▶ [TASK TO CARRY OUT]: Search the data below for the string "this". Extract every line that contains it.
# EXCERPTED DATA start
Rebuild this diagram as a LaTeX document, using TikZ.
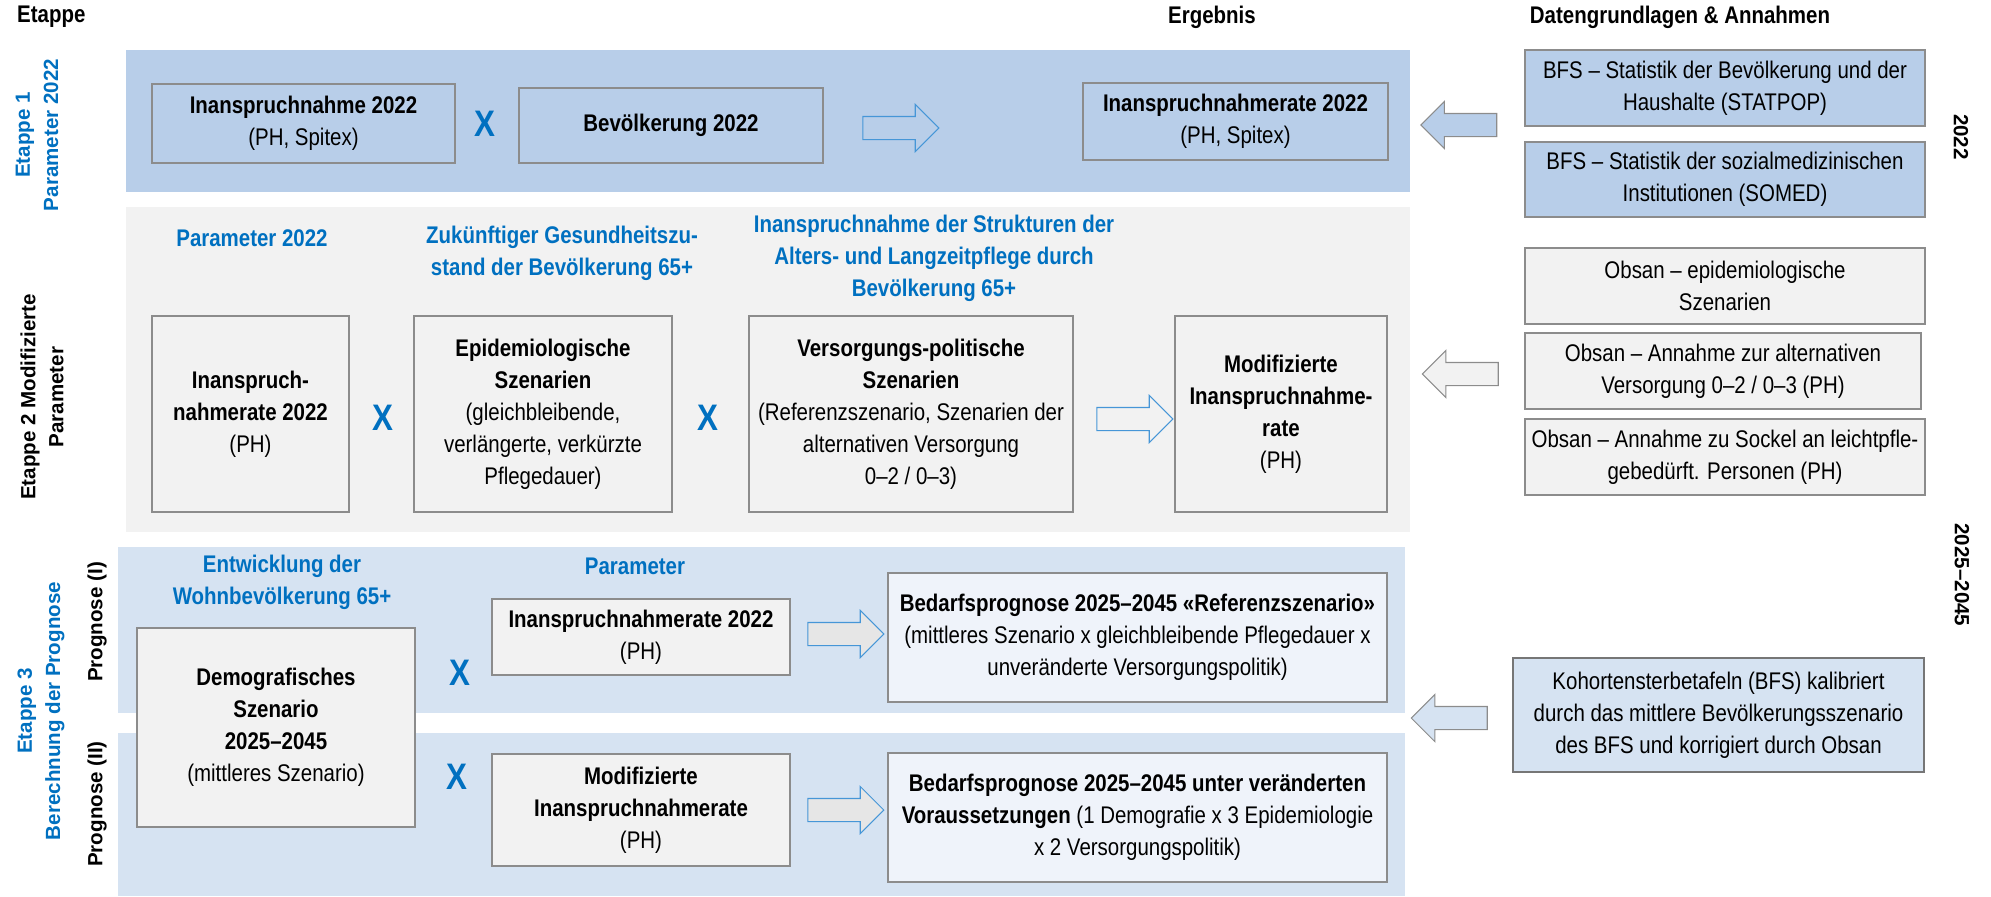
\documentclass[tikz,border=0pt]{standalone}
\usepackage{fontspec}
\setmainfont{Liberation Sans}[FakeStretch=0.85]
\newfontfamily\sidefont{Liberation Sans}
\usepackage{tikz}
\usetikzlibrary{shapes.arrows}

\definecolor{bandblue}{RGB}{184,206,233}
\definecolor{bandgrey}{RGB}{242,242,242}
\definecolor{bandlight}{RGB}{214,227,242}
\definecolor{boxline}{RGB}{140,140,140}
\definecolor{darkline}{RGB}{118,118,118}
\definecolor{headblue}{RGB}{0,112,192}
\definecolor{arrowblue}{RGB}{70,150,215}
\definecolor{resultfill}{RGB}{239,243,250}
\definecolor{arrowgrey}{RGB}{230,230,230}

\begin{document}
\begin{tikzpicture}[x=0.02cm,y=-0.02cm,
  box/.style={draw=boxline,line width=0.7pt,inner sep=0pt,align=center,font=\fontsize{13.7}{18.2}\selectfont},
  mult/.style={text=headblue,font=\fontsize{21}{24}\selectfont\bfseries},
  bandhead/.style={text=headblue,align=center,font=\fontsize{13.7}{18.2}\selectfont\bfseries},
  colhead/.style={font=\fontsize{13.7}{18.2}\selectfont\bfseries},
  sidelabel/.style={align=center,font=\fontsize{11.7}{16}\sidefont\bfseries},
  fwd/.style={single arrow,draw=arrowblue,line width=0.6pt,inner xsep=0pt,inner ysep=0.22cm,
    single arrow head extend=0.24cm,minimum height=1.52cm},
  back/.style={fwd,draw=boxline,shape border rotate=180}]
\useasboundingbox (0,0) rectangle (1991,896);
\fill[bandblue] (126,50) rectangle (1410,192);
\fill[bandgrey] (126,207) rectangle (1410,532);
\fill[bandlight] (118,547) rectangle (1405,713);
\fill[bandlight] (118,733) rectangle (1405,896);

\node at (11,17) [colhead,anchor=west] (etappe) {Etappe};
\node at (1212,17) [colhead] (ergebnis) {Ergebnis};
\node at (1680,17) [colhead] (daten) {Datengrundlagen \& Annahmen};

\node at (37,135) [sidelabel,rotate=90,text=headblue] (side1) {Etappe 1\\Parameter 2022};
\node at (42,397) [sidelabel,rotate=90] (side2) {Etappe 2 Modifizierte\\Parameter};
\node at (41,711) [sidelabel,rotate=90,text=headblue] (side3) {Etappe 3\\Berechnung der Prognose};
\node at (97,622) [sidelabel,rotate=90] (prog1) {Prognose (I)};
\node at (97,804) [sidelabel,rotate=90] (prog2) {Prognose (II)};
\node at (1961,137) [sidelabel,rotate=-90] (year1) {2022};
\node at (1962,575) [sidelabel,rotate=-90] (year2) {2025–2045};

\node at (303.5,123.5) [box,fill=bandblue,minimum width=6.06cm,minimum height=1.58cm] (inan) {\textbf{Inanspruchnahme 2022}\\(PH, Spitex)};
\node at (485,124) [mult] (x1) {X};
\node at (671,125.5) [box,fill=bandblue,minimum width=6.08cm,minimum height=1.5cm] (bev) {\textbf{Bevölkerung 2022}};
\node at (895,128) [fwd,fill=bandblue] (ar1) {};
\node at (1235.5,121.5) [box,fill=bandblue,minimum width=6.1cm,minimum height=1.54cm] (rate) {\textbf{Inanspruchnahmerate 2022}\\(PH, Spitex)};
\node at (1464.5,125) [back,fill=bandblue] (lar1) {};
\node at (1725,88) [box,fill=bandblue,minimum width=8cm,minimum height=1.52cm] (statpop) {BFS – Statistik der Bevölkerung und der\\Haushalte (STATPOP)};
\node at (1725,179.5) [box,fill=bandblue,minimum width=8cm,minimum height=1.5cm] (somed) {BFS – Statistik der sozialmedizinischen\\Institutionen (SOMED)};

\node at (252,238) [bandhead] (h21) {Parameter 2022};
\node at (562,253) [bandhead] (h22) {Zukünftiger Gesundheitszu-\\stand der Bevölkerung 65+};
\node at (934,258) [bandhead] (h23) {Inanspruchnahme der Strukturen der\\Alters- und Langzeitpflege durch\\Bevölkerung 65+};
\node at (250.5,414) [box,fill=bandgrey,minimum width=3.94cm,minimum height=3.92cm] (rate2) {\textbf{Inanspruch-}\\\textbf{nahmerate 2022}\\(PH)};
\node at (383,418) [mult] (x2) {X};
\node at (543,414) [box,fill=bandgrey,minimum width=5.16cm,minimum height=3.92cm] (epi) {\textbf{Epidemiologische}\\\textbf{Szenarien}\\(gleichbleibende,\\verlängerte, verkürzte\\Pflegedauer)};
\node at (708,418) [mult] (x3) {X};
\node at (911,414) [box,fill=bandgrey,minimum width=6.48cm,minimum height=3.92cm] (vers) {\textbf{Versorgungs-politische}\\\textbf{Szenarien}\\(Referenzszenario, Szenarien der\\alternativen Versorgung\\0–2 / 0–3)};
\node at (1129,419) [fwd,fill=bandgrey] (ar2) {};
\node at (1281,414) [box,fill=bandgrey,minimum width=4.24cm,minimum height=3.92cm] (modrate) {\textbf{Modifizierte}\\\textbf{Inanspruchnahme-}\\\textbf{rate}\\(PH)};
\node at (1466,374) [back,fill=bandgrey] (lar2) {};
\node at (1725,286) [box,fill=bandgrey,minimum width=8cm,minimum height=1.52cm] (obs1) {Obsan – epidemiologische\\Szenarien};
\node at (1723,371) [box,fill=bandgrey,minimum width=7.92cm,minimum height=1.52cm] (obs2) {Obsan – Annahme zur alternativen\\Versorgung 0–2 / 0–3 (PH)};
\node at (1725,457) [box,fill=bandgrey,minimum width=8cm,minimum height=1.52cm] (obs3) {Obsan – Annahme zu Sockel an leichtpfle-\\gebedürft. Personen (PH)};

\node at (282,582) [bandhead] (h31) {Entwicklung der\\Wohnbevölkerung 65+};
\node at (635,566) [bandhead] (h32) {Parameter};
\node at (276,727.5) [box,fill=bandgrey,minimum width=5.56cm,minimum height=3.98cm] (demo) {\textbf{Demografisches}\\\textbf{Szenario}\\\textbf{2025–2045}\\(mittleres Szenario)};
\node at (460,673) [mult] (x4) {X};
\node at (457,777) [mult] (x5) {X};
\node at (641,637) [box,fill=bandgrey,minimum width=5.96cm,minimum height=1.52cm] (rate3) {\textbf{Inanspruchnahmerate 2022}\\(PH)};
\node at (641,810) [box,fill=bandgrey,minimum width=5.96cm,minimum height=2.24cm] (modrate3) {\textbf{Modifizierte}\\\textbf{Inanspruchnahmerate}\\(PH)};
\node at (840,634) [fwd,fill=arrowgrey] (ar3) {};
\node at (840,810) [fwd,fill=arrowgrey] (ar4) {};
\node at (1137.5,637.5) [box,fill=resultfill,minimum width=9.98cm,minimum height=2.58cm] (progref) {\textbf{Bedarfsprognose 2025–2045 «Referenzszenario»}\\(mittleres Szenario x gleichbleibende Pflegedauer x\\unveränderte Versorgungspolitik)};
\node at (1137.5,817.5) [box,fill=resultfill,minimum width=9.98cm,minimum height=2.58cm] (progmod) {\textbf{Bedarfsprognose 2025–2045 unter veränderten}\\\textbf{Voraussetzungen} (1 Demografie x 3 Epidemiologie\\x 2 Versorgungspolitik)};
\node at (1455,718) [back,fill=bandlight] (lar3) {};
\node at (1718.5,715) [box,fill=bandlight,draw=darkline,line width=1.2pt,minimum width=8.22cm,minimum height=2.28cm] (kohorte) {Kohortensterbetafeln (BFS) kalibriert\\durch das mittlere Bevölkerungsszenario\\des BFS und korrigiert durch Obsan};
\end{tikzpicture}
\end{document}
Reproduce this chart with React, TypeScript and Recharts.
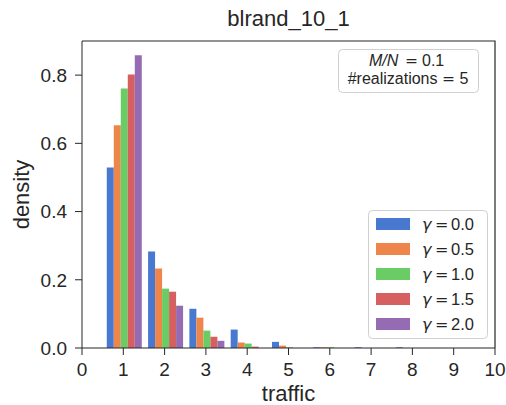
# EXCERPTED DATA end
▶ [SOLUTION TO THE EXERCISE]:
Rebuild this diagram as a LaTeX document, using TikZ.
Reproduce this chart with React, TypeScript and Recharts.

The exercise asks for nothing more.